Quais os seus filmes prediletos no gênero?
No meu livro, nós listamos "41 filmes incontornáveis". Dentre eles, constam em minha seleção pessoal: "Derrière la Porte Verte", "Story of Joanna", "Day Dream", "New Waves Hooker", "La Nuit sans Fin". Mas como: são quatro americanos, um japonês e nenhum francês? Tanto pior. É minha escolha!
É possível dizer que o fetiche masculino pelo lesbianismo significa uma queda do apelo erótico da relação heterossexual no universo dos filmes pornô?
Há incontestavelmente uma extensão do mercado dos gêneros (embora eles existam desde sempre).
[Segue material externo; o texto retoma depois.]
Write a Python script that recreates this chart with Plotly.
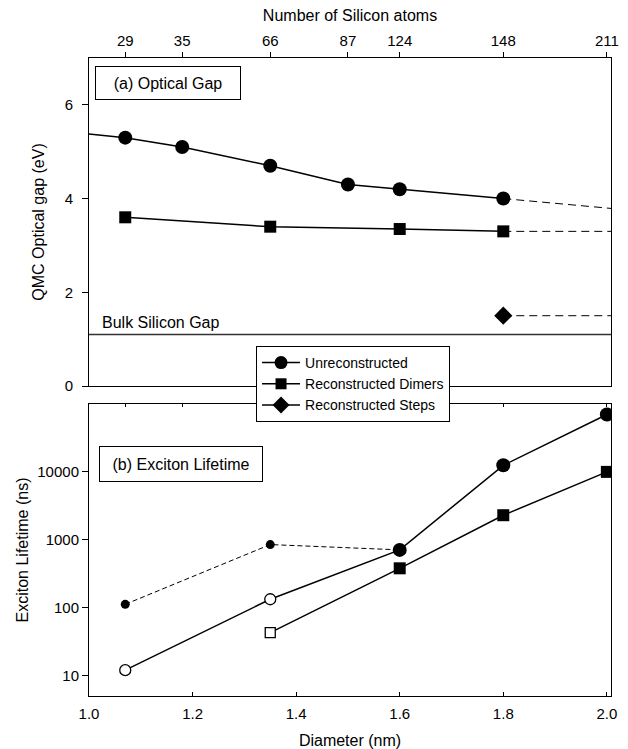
import plotly.graph_objects as go
import numpy as np

# ---- top axis: number of silicon atoms and their diameters (nm)
atoms = [29, 35, 66, 87, 124, 148, 211]
atom_diam = [1.07, 1.18, 1.35, 1.50, 1.60, 1.80, 2.00]

# ---- panel (a): QMC optical gap (eV)
unrec_gap_x = [1.07, 1.18, 1.35, 1.50, 1.60, 1.80]
unrec_gap = [5.30, 5.10, 4.70, 4.30, 4.20, 4.00]
unrec_gap_left = 5.38      # solid trend continued to the left edge
unrec_gap_extrap = 3.79    # dashed extrapolation to the right edge
dimer_gap_x = [1.07, 1.35, 1.60, 1.80]
dimer_gap = [3.60, 3.40, 3.35, 3.30]
dimer_gap_extrap = 3.30
step_gap_x = [1.80]
step_gap = [1.50]
step_gap_extrap = 1.50
bulk_gap = 1.10

# ---- panel (b): exciton lifetime (ns)
life_unrec_x = [1.07, 1.35, 1.60, 1.80, 2.00]
life_unrec = [12, 133, 710, 12500, 70000]
life_unrec_open = [True, True, False, False, False]
life_unrec_alt_x = [1.07, 1.35, 1.60]
life_unrec_alt = [112, 850, 710]
life_dimer_x = [1.35, 1.60, 1.80, 2.00]
life_dimer = [43, 380, 2300, 10000]
life_dimer_open = [True, False, False, False]

X0, X1 = 1.0, 2.008
FONT = "Liberation Sans, Arial, sans-serif"
BLACK = "black"


def pick(vals, flags, want):
    return [v for v, f in zip(vals, flags) if f == want]


fig = go.Figure()

# ---------- panel (a)
fig.add_trace(go.Scatter(x=[X0, X1], y=[bulk_gap, bulk_gap], mode="lines",
                         line=dict(color="#333", width=1.5), xaxis="x2", yaxis="y2",
                         showlegend=False, hoverinfo="skip"))
fig.add_trace(go.Scatter(x=[X0] + unrec_gap_x, y=[unrec_gap_left] + unrec_gap, mode="lines",
                         line=dict(color=BLACK, width=1.5), xaxis="x2", yaxis="y2", showlegend=False))
fig.add_trace(go.Scatter(x=[unrec_gap_x[-1], X1], y=[unrec_gap[-1], unrec_gap_extrap], mode="lines",
                         line=dict(color=BLACK, width=1, dash="8px,5px"), xaxis="x2", yaxis="y2", showlegend=False))
fig.add_trace(go.Scatter(x=unrec_gap_x, y=unrec_gap, mode="markers",
                         marker=dict(symbol="circle", size=14, color=BLACK), xaxis="x2", yaxis="y2", showlegend=False))

fig.add_trace(go.Scatter(x=dimer_gap_x, y=dimer_gap, mode="lines",
                         line=dict(color=BLACK, width=1.5), xaxis="x2", yaxis="y2", showlegend=False))
fig.add_trace(go.Scatter(x=[dimer_gap_x[-1], X1], y=[dimer_gap[-1], dimer_gap_extrap], mode="lines",
                         line=dict(color=BLACK, width=1, dash="8px,5px"), xaxis="x2", yaxis="y2", showlegend=False))
fig.add_trace(go.Scatter(x=dimer_gap_x, y=dimer_gap, mode="markers",
                         marker=dict(symbol="square", size=12, color=BLACK), xaxis="x2", yaxis="y2", showlegend=False))

fig.add_trace(go.Scatter(x=[step_gap_x[-1], X1], y=[step_gap[-1], step_gap_extrap], mode="lines",
                         line=dict(color=BLACK, width=1, dash="8px,5px"), xaxis="x2", yaxis="y2", showlegend=False))
fig.add_trace(go.Scatter(x=step_gap_x, y=step_gap, mode="markers",
                         marker=dict(symbol="diamond", size=14, color=BLACK), xaxis="x2", yaxis="y2", showlegend=False))

# ---------- panel (b)
fig.add_trace(go.Scatter(x=life_unrec_alt_x, y=life_unrec_alt, mode="lines",
                         line=dict(color=BLACK, width=1, dash="5px,3px"), showlegend=False))
fig.add_trace(go.Scatter(x=life_unrec_alt_x[:2], y=life_unrec_alt[:2], mode="markers",
                         marker=dict(symbol="circle", size=9, color=BLACK), showlegend=False))
fig.add_trace(go.Scatter(x=life_unrec_x, y=life_unrec, mode="lines",
                         line=dict(color=BLACK, width=1.5), showlegend=False))
fig.add_trace(go.Scatter(x=pick(life_unrec_x, life_unrec_open, True),
                         y=pick(life_unrec, life_unrec_open, True), mode="markers",
                         marker=dict(symbol="circle", size=11, color="white",
                                     line=dict(color=BLACK, width=1.3)), showlegend=False))
fig.add_trace(go.Scatter(x=pick(life_unrec_x, life_unrec_open, False),
                         y=pick(life_unrec, life_unrec_open, False), mode="markers",
                         marker=dict(symbol="circle", size=14, color=BLACK), showlegend=False))
fig.add_trace(go.Scatter(x=life_dimer_x, y=life_dimer, mode="lines",
                         line=dict(color=BLACK, width=1.5), showlegend=False))
fig.add_trace(go.Scatter(x=pick(life_dimer_x, life_dimer_open, True),
                         y=pick(life_dimer, life_dimer_open, True), mode="markers",
                         marker=dict(symbol="square", size=10, color="white",
                                     line=dict(color=BLACK, width=1.3)), showlegend=False))
fig.add_trace(go.Scatter(x=pick(life_dimer_x, life_dimer_open, False),
                         y=pick(life_dimer, life_dimer_open, False), mode="markers",
                         marker=dict(symbol="square", size=12, color=BLACK), showlegend=False))

# ---------- legend-only traces
for name, sym, sz in [("Unreconstructed", "circle", 13),
                      ("Reconstructed Dimers", "square", 11),
                      ("Reconstructed Steps", "diamond", 13)]:
    fig.add_trace(go.Scatter(x=[None], y=[None], mode="lines+markers", name=name,
                             line=dict(color=BLACK, width=1.5),
                             marker=dict(symbol=sym, size=sz, color=BLACK)))

# ---------- overlay axis for top ticks of panel (b)
fig.add_trace(go.Scatter(x=[None], y=[None], xaxis="x3", yaxis="y", showlegend=False))

axis_common = dict(showgrid=False, zeroline=False, showline=True, linecolor=BLACK, linewidth=1,
                   automargin=False,
                   tickcolor=BLACK, tickfont=dict(family=FONT, size=15, color=BLACK))

fig.update_layout(
    width=628, height=749,
    margin=dict(l=89, r=17, t=58, b=53),
    paper_bgcolor="white", plot_bgcolor="white",
    font=dict(family=FONT, size=15, color=BLACK),
    xaxis=dict(axis_common, domain=[0, 1], anchor="y", range=[X0, X1],
               tickvals=[1.0, 1.2, 1.4, 1.6, 1.8, 2.0], ticktext=["1.0", "1.2", "1.4", "1.6", "1.8", "2.0"],
               ticks="inside", ticklen=4, ticklabelstandoff=4,
               title=dict(text="Diameter (nm)", font=dict(family=FONT, size=16), standoff=13)),
    xaxis3=dict(axis_common, overlaying="x", anchor="y", side="top", range=[X0, X1],
                tickvals=atom_diam, ticks="inside", ticklen=3, showticklabels=False),
    yaxis=dict(axis_common, domain=[0, 0.4577], type="log", range=[np.log10(5), 5],
               tickvals=[10, 100, 1000, 10000], ticktext=["10", "100", "1000", "10000"],
               ticks="outside", ticklen=6, mirror=True,
               title=dict(text="Exciton Lifetime (ns)", font=dict(family=FONT, size=16), standoff=4)),
    xaxis2=dict(axis_common, anchor="y2", side="top", range=[X0, X1], mirror=True,
                tickvals=atom_diam, ticktext=[str(a) for a in atoms],
                ticks="outside", ticklen=5,
                title=dict(text="Number of Silicon atoms", font=dict(family=FONT, size=16), standoff=6)),
    yaxis2=dict(axis_common, domain=[0.4859, 1], anchor="x2", range=[0, 7],
                tickvals=[0, 2, 4, 6], ticks="outside", ticklen=6, mirror=True, ticklabelstandoff=6,
                title=dict(text="QMC Optical gap (eV)", font=dict(family=FONT, size=16), standoff=16)),
    legend=dict(x=0.32, y=0.5486, xanchor="left", yanchor="top",
                bgcolor="white", bordercolor=BLACK, borderwidth=1, itemwidth=38,
                font=dict(family=FONT, size=14, color=BLACK), tracegroupgap=0),
    showlegend=True,
    annotations=[
        dict(text="Bulk Silicon Gap", xref="paper", yref="y2", x=0.021, y=1.345,
             xanchor="left", yanchor="middle", showarrow=False,
             font=dict(family=FONT, size=16, color=BLACK)),
        dict(text="(a) Optical Gap", xref="paper", yref="paper", x=0.0115, y=0.9875,
             xanchor="left", yanchor="top", showarrow=False, width=130, height=18,
             borderpad=7, bordercolor=BLACK, borderwidth=1, bgcolor="white",
             font=dict(family=FONT, size=16, color=BLACK)),
        dict(text="(b) Exciton Lifetime", xref="paper", yref="paper", x=0.019, y=0.3918,
             xanchor="left", yanchor="top", showarrow=False, width=148, height=20,
             borderpad=7, bordercolor=BLACK, borderwidth=1, bgcolor="white",
             font=dict(family=FONT, size=16, color=BLACK)),
    ],
)

fig.write_html("out.html", config={"displayModeBar": False},
               post_script="document.body.style.margin='0';document.body.style.padding='0';"
                           "document.body.style.overflow='hidden';")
É que o cinema pornô se especializou cada vez mais para responder à demanda de uma clientela que compra ou aluga fitas de vídeo cuja difusão é mais ou menos clandestina e sem nenhum controle estatístico. Assim, é difícil distinguir as grandes tendências do mercado.
Por que a idéia de fazer uma enciclopédia do pornô?
Depois de ter publicado 23 livros, em geral sobre cinema, em que tratei de realizadores como Orson Welles, Alfred Hitchcock ou Jean-Pierre Melville, me pareceu interessante tratar também de um gênero particularmente desprezado pelos intelectuais e sistematicamente atacado pelos bem-pensantes. Além disso, foi ocasião para trabalhar com amigos que, eles também, são críticos que adoram esses clássicos do cinema, mas que compartilhavam minhas idéias. Nós trabalhamos, creio, muito seriamente, mas sem deixar de nos divertir muito.